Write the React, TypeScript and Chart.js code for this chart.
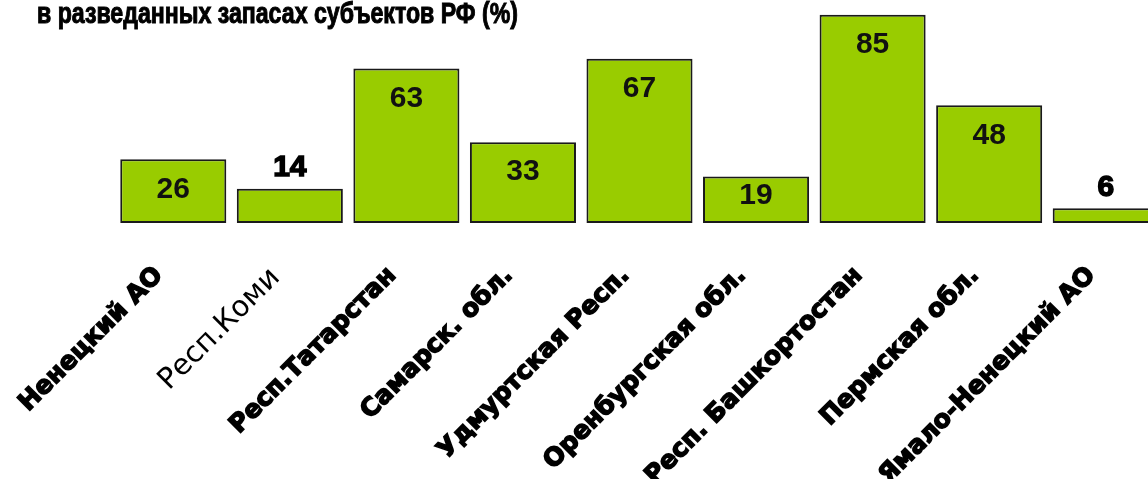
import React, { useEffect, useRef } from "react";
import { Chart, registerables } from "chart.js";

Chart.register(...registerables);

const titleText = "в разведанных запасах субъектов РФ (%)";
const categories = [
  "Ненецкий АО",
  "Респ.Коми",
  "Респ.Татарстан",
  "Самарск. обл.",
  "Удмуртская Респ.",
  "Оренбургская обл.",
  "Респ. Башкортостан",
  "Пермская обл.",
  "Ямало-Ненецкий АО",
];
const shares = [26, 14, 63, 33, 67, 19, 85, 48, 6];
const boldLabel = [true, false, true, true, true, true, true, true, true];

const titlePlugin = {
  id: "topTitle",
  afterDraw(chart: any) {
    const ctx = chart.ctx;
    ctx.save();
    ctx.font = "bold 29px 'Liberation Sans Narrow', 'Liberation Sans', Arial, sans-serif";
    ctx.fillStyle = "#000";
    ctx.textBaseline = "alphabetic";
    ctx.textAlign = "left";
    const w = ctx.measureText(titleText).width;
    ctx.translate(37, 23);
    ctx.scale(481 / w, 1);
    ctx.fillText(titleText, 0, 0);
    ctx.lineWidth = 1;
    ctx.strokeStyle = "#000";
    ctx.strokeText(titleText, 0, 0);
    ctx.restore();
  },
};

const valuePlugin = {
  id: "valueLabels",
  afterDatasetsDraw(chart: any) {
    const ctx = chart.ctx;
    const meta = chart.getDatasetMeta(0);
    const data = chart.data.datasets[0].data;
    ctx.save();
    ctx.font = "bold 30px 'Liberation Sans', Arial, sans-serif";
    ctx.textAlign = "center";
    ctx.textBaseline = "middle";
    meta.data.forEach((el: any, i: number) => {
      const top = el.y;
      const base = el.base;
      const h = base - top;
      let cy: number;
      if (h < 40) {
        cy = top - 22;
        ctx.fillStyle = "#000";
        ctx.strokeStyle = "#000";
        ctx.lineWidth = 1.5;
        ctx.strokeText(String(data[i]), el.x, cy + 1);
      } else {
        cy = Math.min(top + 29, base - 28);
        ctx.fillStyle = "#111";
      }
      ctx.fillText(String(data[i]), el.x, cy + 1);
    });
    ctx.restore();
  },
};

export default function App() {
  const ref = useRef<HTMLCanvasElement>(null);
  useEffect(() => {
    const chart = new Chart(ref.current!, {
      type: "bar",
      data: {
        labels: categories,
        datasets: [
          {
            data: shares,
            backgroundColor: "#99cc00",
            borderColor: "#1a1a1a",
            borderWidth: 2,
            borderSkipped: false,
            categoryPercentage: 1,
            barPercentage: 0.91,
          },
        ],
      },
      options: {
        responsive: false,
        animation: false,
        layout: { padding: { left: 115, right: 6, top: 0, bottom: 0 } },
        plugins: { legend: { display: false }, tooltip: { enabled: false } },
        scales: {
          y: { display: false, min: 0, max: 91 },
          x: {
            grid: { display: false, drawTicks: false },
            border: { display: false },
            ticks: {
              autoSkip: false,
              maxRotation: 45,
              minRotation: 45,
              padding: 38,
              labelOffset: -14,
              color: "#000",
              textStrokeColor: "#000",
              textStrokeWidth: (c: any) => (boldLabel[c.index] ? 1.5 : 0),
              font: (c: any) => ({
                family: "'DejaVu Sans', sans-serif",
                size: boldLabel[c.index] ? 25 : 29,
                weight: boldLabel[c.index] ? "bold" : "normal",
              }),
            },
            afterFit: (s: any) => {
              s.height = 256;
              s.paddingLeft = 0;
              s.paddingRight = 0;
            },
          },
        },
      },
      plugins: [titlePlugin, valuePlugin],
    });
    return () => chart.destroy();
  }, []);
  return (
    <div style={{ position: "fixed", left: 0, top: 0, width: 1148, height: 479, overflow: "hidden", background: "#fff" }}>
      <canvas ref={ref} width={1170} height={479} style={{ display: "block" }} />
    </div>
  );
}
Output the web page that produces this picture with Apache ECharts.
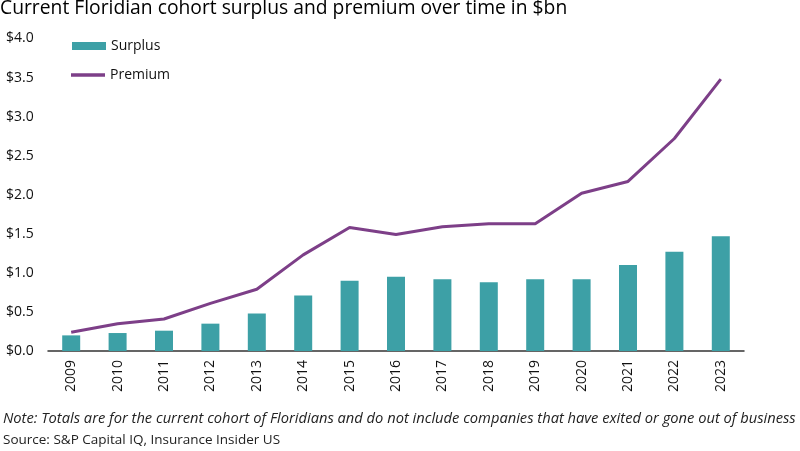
-------
▶ _What to work on_
Copy out all the entries exactly. Images stay out of the copy.

▶ _Complete output_
Write the React, TypeScript and Chart.js code for this chart.
import React, { useEffect, useRef } from "react";
import { Chart, registerables } from "chart.js";

Chart.register(...registerables);

const titleText = "в разведанных запасах субъектов РФ (%)";
const categories = [
  "Ненецкий АО",
  "Респ.Коми",
  "Респ.Татарстан",
  "Самарск. обл.",
  "Удмуртская Респ.",
  "Оренбургская обл.",
  "Респ. Башкортостан",
  "Пермская обл.",
  "Ямало-Ненецкий АО",
];
const shares = [26, 14, 63, 33, 67, 19, 85, 48, 6];
const boldLabel = [true, false, true, true, true, true, true, true, true];

const titlePlugin = {
  id: "topTitle",
  afterDraw(chart: any) {
    const ctx = chart.ctx;
    ctx.save();
    ctx.font = "bold 29px 'Liberation Sans Narrow', 'Liberation Sans', Arial, sans-serif";
    ctx.fillStyle = "#000";
    ctx.textBaseline = "alphabetic";
    ctx.textAlign = "left";
    const w = ctx.measureText(titleText).width;
    ctx.translate(37, 23);
    ctx.scale(481 / w, 1);
    ctx.fillText(titleText, 0, 0);
    ctx.lineWidth = 1;
    ctx.strokeStyle = "#000";
    ctx.strokeText(titleText, 0, 0);
    ctx.restore();
  },
};

const valuePlugin = {
  id: "valueLabels",
  afterDatasetsDraw(chart: any) {
    const ctx = chart.ctx;
    const meta = chart.getDatasetMeta(0);
    const data = chart.data.datasets[0].data;
    ctx.save();
    ctx.font = "bold 30px 'Liberation Sans', Arial, sans-serif";
    ctx.textAlign = "center";
    ctx.textBaseline = "middle";
    meta.data.forEach((el: any, i: number) => {
      const top = el.y;
      const base = el.base;
      const h = base - top;
      let cy: number;
      if (h < 40) {
        cy = top - 22;
        ctx.fillStyle = "#000";
        ctx.strokeStyle = "#000";
        ctx.lineWidth = 1.5;
        ctx.strokeText(String(data[i]), el.x, cy + 1);
      } else {
        cy = Math.min(top + 29, base - 28);
        ctx.fillStyle = "#111";
      }
      ctx.fillText(String(data[i]), el.x, cy + 1);
    });
    ctx.restore();
  },
};

export default function App() {
  const ref = useRef<HTMLCanvasElement>(null);
  useEffect(() => {
    const chart = new Chart(ref.current!, {
      type: "bar",
      data: {
        labels: categories,
        datasets: [
          {
            data: shares,
            backgroundColor: "#99cc00",
            borderColor: "#1a1a1a",
            borderWidth: 2,
            borderSkipped: false,
            categoryPercentage: 1,
            barPercentage: 0.91,
          },
        ],
      },
      options: {
        responsive: false,
        animation: false,
        layout: { padding: { left: 115, right: 6, top: 0, bottom: 0 } },
        plugins: { legend: { display: false }, tooltip: { enabled: false } },
        scales: {
          y: { display: false, min: 0, max: 91 },
          x: {
            grid: { display: false, drawTicks: false },
            border: { display: false },
            ticks: {
              autoSkip: false,
              maxRotation: 45,
              minRotation: 45,
              padding: 38,
              labelOffset: -14,
              color: "#000",
              textStrokeColor: "#000",
              textStrokeWidth: (c: any) => (boldLabel[c.index] ? 1.5 : 0),
              font: (c: any) => ({
                family: "'DejaVu Sans', sans-serif",
                size: boldLabel[c.index] ? 25 : 29,
                weight: boldLabel[c.index] ? "bold" : "normal",
              }),
            },
            afterFit: (s: any) => {
              s.height = 256;
              s.paddingLeft = 0;
              s.paddingRight = 0;
            },
          },
        },
      },
      plugins: [titlePlugin, valuePlugin],
    });
    return () => chart.destroy();
  }, []);
  return (
    <div style={{ position: "fixed", left: 0, top: 0, width: 1148, height: 479, overflow: "hidden", background: "#fff" }}>
      <canvas ref={ref} width={1170} height={479} style={{ display: "block" }} />
    </div>
  );
}
Output the web page that produces this picture with Apache ECharts.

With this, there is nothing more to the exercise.